[TASK PROMPT]
Nothing but the lines from the one containing "Rebuild this UI as HTML. Inline all styles." down to the one containing "const seriesNa", both included, should be echoed, and each exactly as it stands.

[DATA LISTING]
★ ★ ★ ★ ★

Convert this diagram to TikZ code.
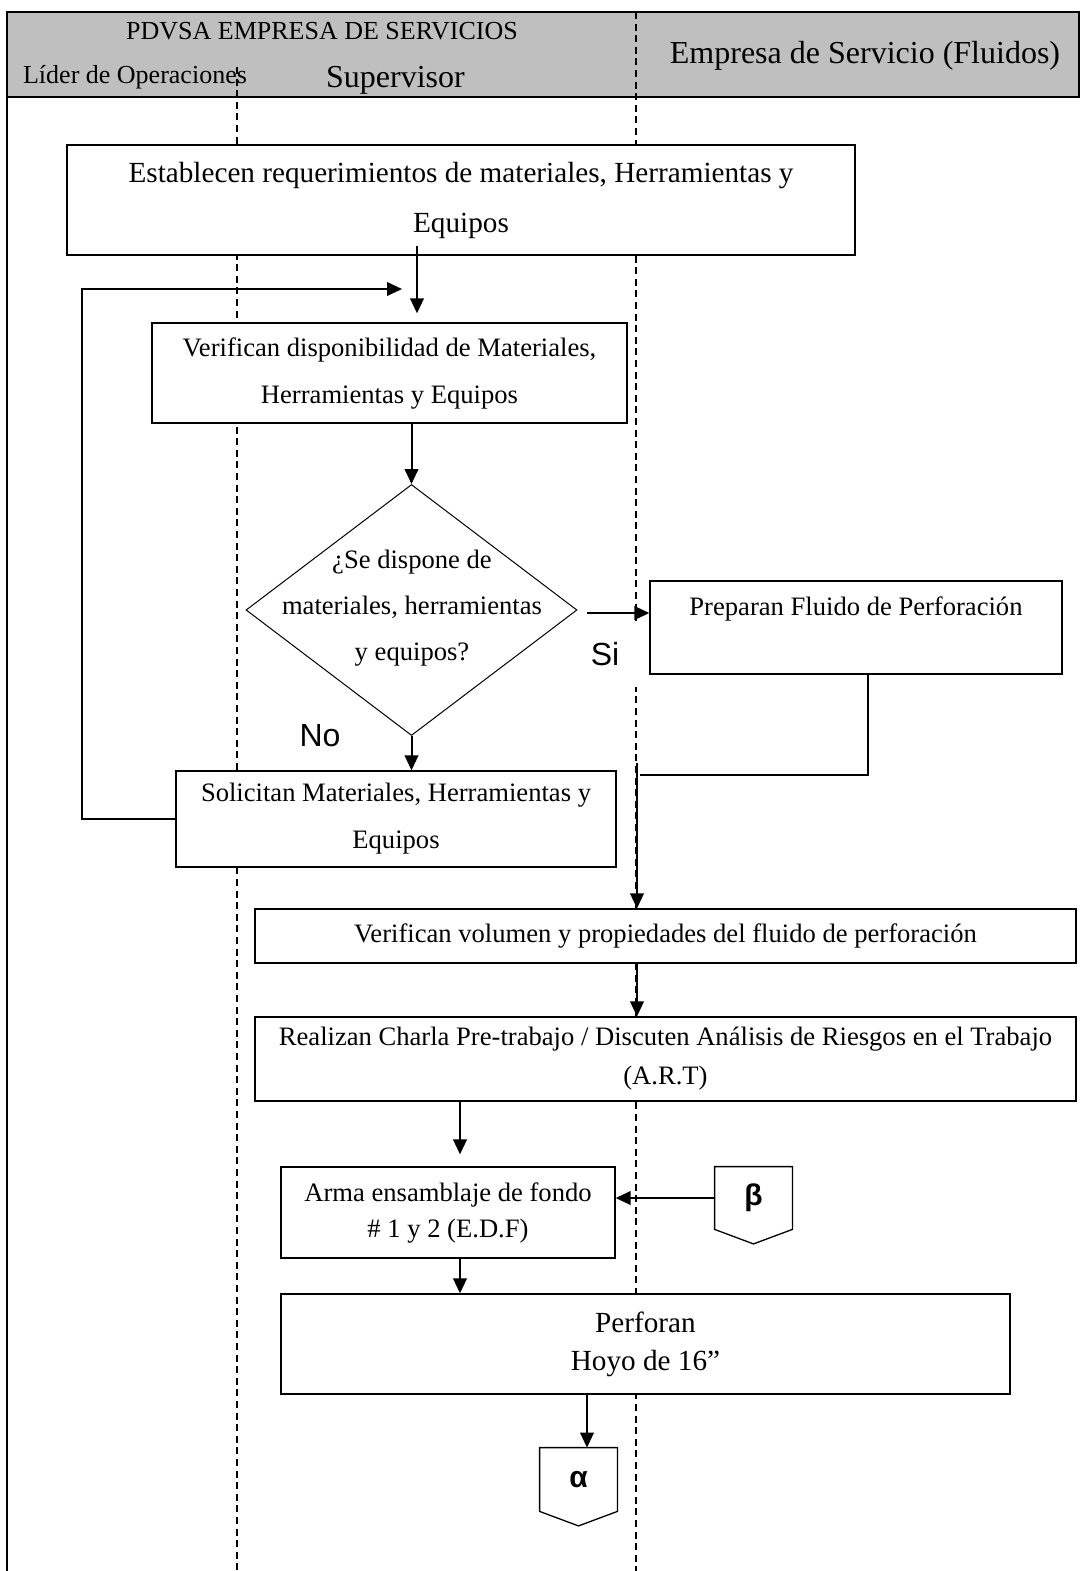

★ ★ ★ ★ ★

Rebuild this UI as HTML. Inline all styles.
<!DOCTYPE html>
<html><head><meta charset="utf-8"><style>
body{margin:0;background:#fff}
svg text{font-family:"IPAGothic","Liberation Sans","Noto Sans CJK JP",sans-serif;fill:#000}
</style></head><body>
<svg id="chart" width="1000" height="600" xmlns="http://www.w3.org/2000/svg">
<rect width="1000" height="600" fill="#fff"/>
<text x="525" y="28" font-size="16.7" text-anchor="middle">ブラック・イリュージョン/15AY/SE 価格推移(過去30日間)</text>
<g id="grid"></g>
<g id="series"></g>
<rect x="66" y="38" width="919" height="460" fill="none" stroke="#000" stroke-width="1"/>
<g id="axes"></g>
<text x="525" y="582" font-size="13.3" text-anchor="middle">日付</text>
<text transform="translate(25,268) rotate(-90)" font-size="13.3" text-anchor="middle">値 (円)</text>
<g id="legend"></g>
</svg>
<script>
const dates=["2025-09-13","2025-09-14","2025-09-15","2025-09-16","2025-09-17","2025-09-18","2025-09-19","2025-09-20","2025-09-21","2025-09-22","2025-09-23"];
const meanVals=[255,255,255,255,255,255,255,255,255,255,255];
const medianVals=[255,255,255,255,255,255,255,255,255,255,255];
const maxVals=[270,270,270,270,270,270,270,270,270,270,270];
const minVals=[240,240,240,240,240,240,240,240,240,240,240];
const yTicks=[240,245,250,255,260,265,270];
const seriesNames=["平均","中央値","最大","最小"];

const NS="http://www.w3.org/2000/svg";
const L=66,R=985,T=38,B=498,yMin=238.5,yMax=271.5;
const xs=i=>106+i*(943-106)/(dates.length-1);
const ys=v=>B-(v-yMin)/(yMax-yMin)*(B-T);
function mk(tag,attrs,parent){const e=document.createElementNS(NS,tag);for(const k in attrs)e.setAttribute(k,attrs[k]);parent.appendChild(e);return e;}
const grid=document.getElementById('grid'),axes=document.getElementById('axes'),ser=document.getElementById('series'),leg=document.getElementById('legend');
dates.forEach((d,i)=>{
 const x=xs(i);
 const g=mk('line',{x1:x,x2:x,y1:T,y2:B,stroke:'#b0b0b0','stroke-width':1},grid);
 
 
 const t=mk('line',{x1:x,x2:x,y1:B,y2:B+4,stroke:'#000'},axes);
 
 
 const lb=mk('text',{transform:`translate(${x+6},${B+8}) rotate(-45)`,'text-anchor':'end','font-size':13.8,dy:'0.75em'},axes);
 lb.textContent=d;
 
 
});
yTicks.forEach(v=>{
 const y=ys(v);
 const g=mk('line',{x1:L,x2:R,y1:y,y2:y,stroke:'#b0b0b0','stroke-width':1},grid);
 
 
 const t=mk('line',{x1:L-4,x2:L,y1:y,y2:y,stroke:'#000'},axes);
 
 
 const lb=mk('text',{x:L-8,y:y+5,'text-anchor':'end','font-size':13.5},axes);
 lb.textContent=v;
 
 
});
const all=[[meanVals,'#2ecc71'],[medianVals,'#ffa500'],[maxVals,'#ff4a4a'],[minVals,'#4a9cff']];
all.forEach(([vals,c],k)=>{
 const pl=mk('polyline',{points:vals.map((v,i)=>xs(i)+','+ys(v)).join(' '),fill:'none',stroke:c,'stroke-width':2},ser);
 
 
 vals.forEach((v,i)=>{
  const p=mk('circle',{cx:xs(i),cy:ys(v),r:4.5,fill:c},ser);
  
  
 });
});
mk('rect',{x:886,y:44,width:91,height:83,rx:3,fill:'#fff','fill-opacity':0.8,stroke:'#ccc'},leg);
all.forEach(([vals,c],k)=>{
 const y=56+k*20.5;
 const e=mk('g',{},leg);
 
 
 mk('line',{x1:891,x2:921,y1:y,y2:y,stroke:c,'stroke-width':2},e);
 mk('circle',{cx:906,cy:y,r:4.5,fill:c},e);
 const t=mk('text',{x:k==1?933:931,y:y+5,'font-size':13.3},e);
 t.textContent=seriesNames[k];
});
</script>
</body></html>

★ ★ ★ ★ ★

[EXPECTED ANSWER]
Rebuild this UI as HTML. Inline all styles.
<!DOCTYPE html>
<html><head><meta charset="utf-8"><style>
body{margin:0;background:#fff}
svg text{font-family:"IPAGothic","Liberation Sans","Noto Sans CJK JP",sans-serif;fill:#000}
</style></head><body>
<svg id="chart" width="1000" height="600" xmlns="http://www.w3.org/2000/svg">
<rect width="1000" height="600" fill="#fff"/>
<text x="525" y="28" font-size="16.7" text-anchor="middle">ブラック・イリュージョン/15AY/SE 価格推移(過去30日間)</text>
<g id="grid"></g>
<g id="series"></g>
<rect x="66" y="38" width="919" height="460" fill="none" stroke="#000" stroke-width="1"/>
<g id="axes"></g>
<text x="525" y="582" font-size="13.3" text-anchor="middle">日付</text>
<text transform="translate(25,268) rotate(-90)" font-size="13.3" text-anchor="middle">値 (円)</text>
<g id="legend"></g>
</svg>
<script>
const dates=["2025-09-13","2025-09-14","2025-09-15","2025-09-16","2025-09-17","2025-09-18","2025-09-19","2025-09-20","2025-09-21","2025-09-22","2025-09-23"];
const meanVals=[255,255,255,255,255,255,255,255,255,255,255];
const medianVals=[255,255,255,255,255,255,255,255,255,255,255];
const maxVals=[270,270,270,270,270,270,270,270,270,270,270];
const minVals=[240,240,240,240,240,240,240,240,240,240,240];
const yTicks=[240,245,250,255,260,265,270];
const seriesNames=["平均","中央値","最大","最小"];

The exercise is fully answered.